EXERCISE>
Write the data below out exactly as it stands. Do not include the pictures.

## start

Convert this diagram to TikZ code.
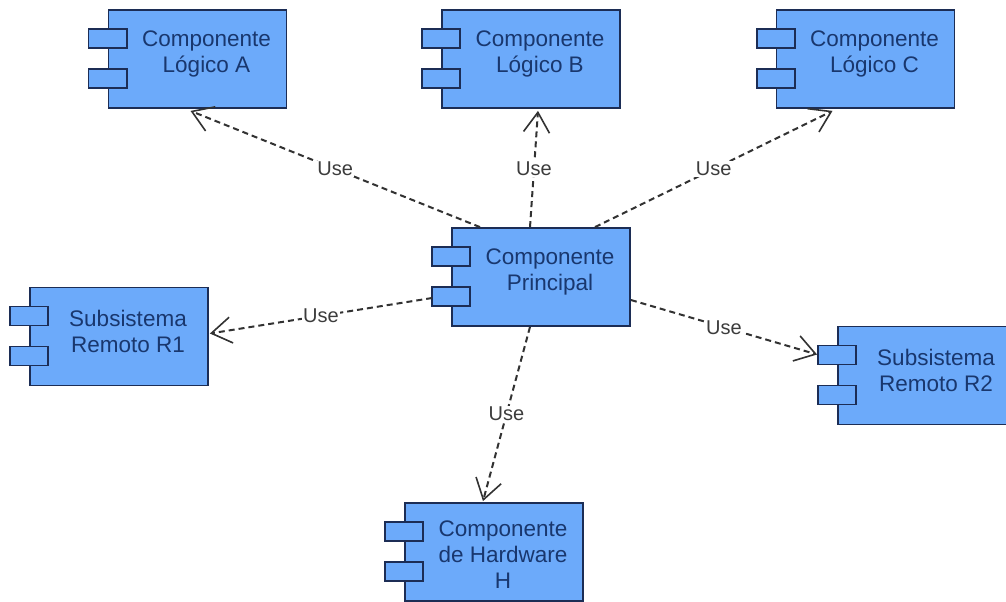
\documentclass[tikz,border=0pt]{standalone}
\usepackage{fontspec}
\setmainfont{Liberation Sans}
\usetikzlibrary{arrows.meta,calc}

\definecolor{compfill}{RGB}{108,170,250}
\definecolor{compline}{RGB}{28,45,85}
\definecolor{comptxt}{RGB}{25,55,110}
\definecolor{edgecol}{RGB}{50,50,50}
\definecolor{lbltxt}{RGB}{60,60,60}

\tikzset{
  comp/.style={draw=compline, fill=compfill, line width=1.8bp,
    minimum width=178bp, minimum height=98bp, inner sep=0pt},
  port/.style={draw=compline, fill=compfill, line width=1.8bp},
  comptext/.style={text=comptxt, align=center, inner sep=0pt,
    font=\fontsize{22.5bp}{26bp}\selectfont},
  usedep/.style={draw=edgecol, line width=2bp, dash pattern=on 6bp off 4bp,
    -{Straight Barb[length=20bp,width=26bp,line width=1.6bp]}},
  lbl/.style={fill=white, text=lbltxt, inner sep=1bp,
    font=\fontsize{20bp}{24bp}\selectfont},
}

\begin{document}
\begin{tikzpicture}[x=1bp,y=-1bp]
  \useasboundingbox[fill=white] (0,0) rectangle (1006,602);
  \begin{scope}
    \clip (0,0) rectangle (1006,602);

    % component boxes
    \node[comp] (a)  at (197.5,59) {};
    \node[comp] (b)  at (531,59) {};
    \node[comp] (c)  at (865.5,59) {};
    \node[comp] (p)  at (541,277) {};
    \node[comp] (r1) at (119,336.5) {};
    \node[comp] (r2) at (927,375.5) {};
    \node[comp] (h)  at (494,552) {};

    % the two small ports on the left side of each component
    \foreach \n in {a,b,c,p,r1,r2,h}{
      \draw[port] ($(\n.west)+(-19,-30)$) rectangle ($(\n.west)+(19,-11)$);
      \draw[port] ($(\n.west)+(-19,10)$) rectangle ($(\n.west)+(19,29)$);
    }

    % component names
    \node[comptext] (ta)  at ($(a)+(9,-5)$)  {Componente\\Lógico A};
    \node[comptext] (tb)  at ($(b)+(9,-5)$)  {Componente\\Lógico B};
    \node[comptext] (tc)  at ($(c)+(9,-5)$)  {Componente\\Lógico C};
    \node[comptext] (tp)  at ($(p)+(9,-5)$)  {Componente\\Principal};
    \node[comptext] (tr1) at ($(r1)+(9,-5)$) {Subsistema\\Remoto R1};
    \node[comptext] (tr2) at ($(r2)+(9,-5)$) {Subsistema\\Remoto R2};
    \node[comptext] (th)  at ($(h)+(9,3)$)   {Componente\\de Hardware\\H};

    % usage dependencies from the main component
    \draw[usedep] ($(p.north)+(-61,0)$) -- node[lbl] (u1) {Use} ($(a.south)+(-7,2)$);
    \draw[usedep] ($(p.north)+(-11,0)$) -- node[lbl] (u2) {Use} ($(b.south)+(7,2)$);
    \draw[usedep] ($(p.north)+(54,0)$)  -- node[lbl] (u3) {Use} ($(c.south)+(-33,2)$);
    \draw[usedep] ($(p.west)+(-19,21)$) -- node[lbl] (u4) {Use} ($(r1.east)+(1,-3)$);
    \draw[usedep] ($(p.east)+(0,23)$)   -- node[lbl] (u5) {Use} ($(r2.west)+(-20,-21)$);
    \draw[usedep] ($(p.south)+(-11,0)$) -- node[lbl] (u6) {Use} ($(h.north)+(-11,-1)$);
  \end{scope}
\end{tikzpicture}
\end{document}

## end

SOLUTION FOR THIS TASK>
Convert this diagram to TikZ code.
\documentclass[tikz,border=0pt]{standalone}
\usepackage{fontspec}
\setmainfont{Liberation Sans}
\usetikzlibrary{arrows.meta,calc}

\definecolor{compfill}{RGB}{108,170,250}
\definecolor{compline}{RGB}{28,45,85}
\definecolor{comptxt}{RGB}{25,55,110}
\definecolor{edgecol}{RGB}{50,50,50}
\definecolor{lbltxt}{RGB}{60,60,60}

\tikzset{
  comp/.style={draw=compline, fill=compfill, line width=1.8bp,
    minimum width=178bp, minimum height=98bp, inner sep=0pt},
  port/.style={draw=compline, fill=compfill, line width=1.8bp},
  comptext/.style={text=comptxt, align=center, inner sep=0pt,
    font=\fontsize{22.5bp}{26bp}\selectfont},
  usedep/.style={draw=edgecol, line width=2bp, dash pattern=on 6bp off 4bp,
    -{Straight Barb[length=20bp,width=26bp,line width=1.6bp]}},
  lbl/.style={fill=white, text=lbltxt, inner sep=1bp,
    font=\fontsize{20bp}{24bp}\selectfont},
}

\begin{document}
\begin{tikzpicture}[x=1bp,y=-1bp]
  \useasboundingbox[fill=white] (0,0) rectangle (1006,602);
  \begin{scope}
    \clip (0,0) rectangle (1006,602);

    % component boxes
    \node[comp] (a)  at (197.5,59) {};
    \node[comp] (b)  at (531,59) {};
    \node[comp] (c)  at (865.5,59) {};
    \node[comp] (p)  at (541,277) {};
    \node[comp] (r1) at (119,336.5) {};
    \node[comp] (r2) at (927,375.5) {};
    \node[comp] (h)  at (494,552) {};

    % the two small ports on the left side of each component
    \foreach \n in {a,b,c,p,r1,r2,h}{
      \draw[port] ($(\n.west)+(-19,-30)$) rectangle ($(\n.west)+(19,-11)$);
      \draw[port] ($(\n.west)+(-19,10)$) rectangle ($(\n.west)+(19,29)$);
    }

    % component names
    \node[comptext] (ta)  at ($(a)+(9,-5)$)  {Componente\\Lógico A};
    \node[comptext] (tb)  at ($(b)+(9,-5)$)  {Componente\\Lógico B};
    \node[comptext] (tc)  at ($(c)+(9,-5)$)  {Componente\\Lógico C};
    \node[comptext] (tp)  at ($(p)+(9,-5)$)  {Componente\\Principal};
    \node[comptext] (tr1) at ($(r1)+(9,-5)$) {Subsistema\\Remoto R1};
    \node[comptext] (tr2) at ($(r2)+(9,-5)$) {Subsistema\\Remoto R2};
    \node[comptext] (th)  at ($(h)+(9,3)$)   {Componente\\de Hardware\\H};

    % usage dependencies from the main component
    \draw[usedep] ($(p.north)+(-61,0)$) -- node[lbl] (u1) {Use} ($(a.south)+(-7,2)$);
    \draw[usedep] ($(p.north)+(-11,0)$) -- node[lbl] (u2) {Use} ($(b.south)+(7,2)$);
    \draw[usedep] ($(p.north)+(54,0)$)  -- node[lbl] (u3) {Use} ($(c.south)+(-33,2)$);
    \draw[usedep] ($(p.west)+(-19,21)$) -- node[lbl] (u4) {Use} ($(r1.east)+(1,-3)$);
    \draw[usedep] ($(p.east)+(0,23)$)   -- node[lbl] (u5) {Use} ($(r2.west)+(-20,-21)$);
    \draw[usedep] ($(p.south)+(-11,0)$) -- node[lbl] (u6) {Use} ($(h.north)+(-11,-1)$);
  \end{scope}
\end{tikzpicture}
\end{document}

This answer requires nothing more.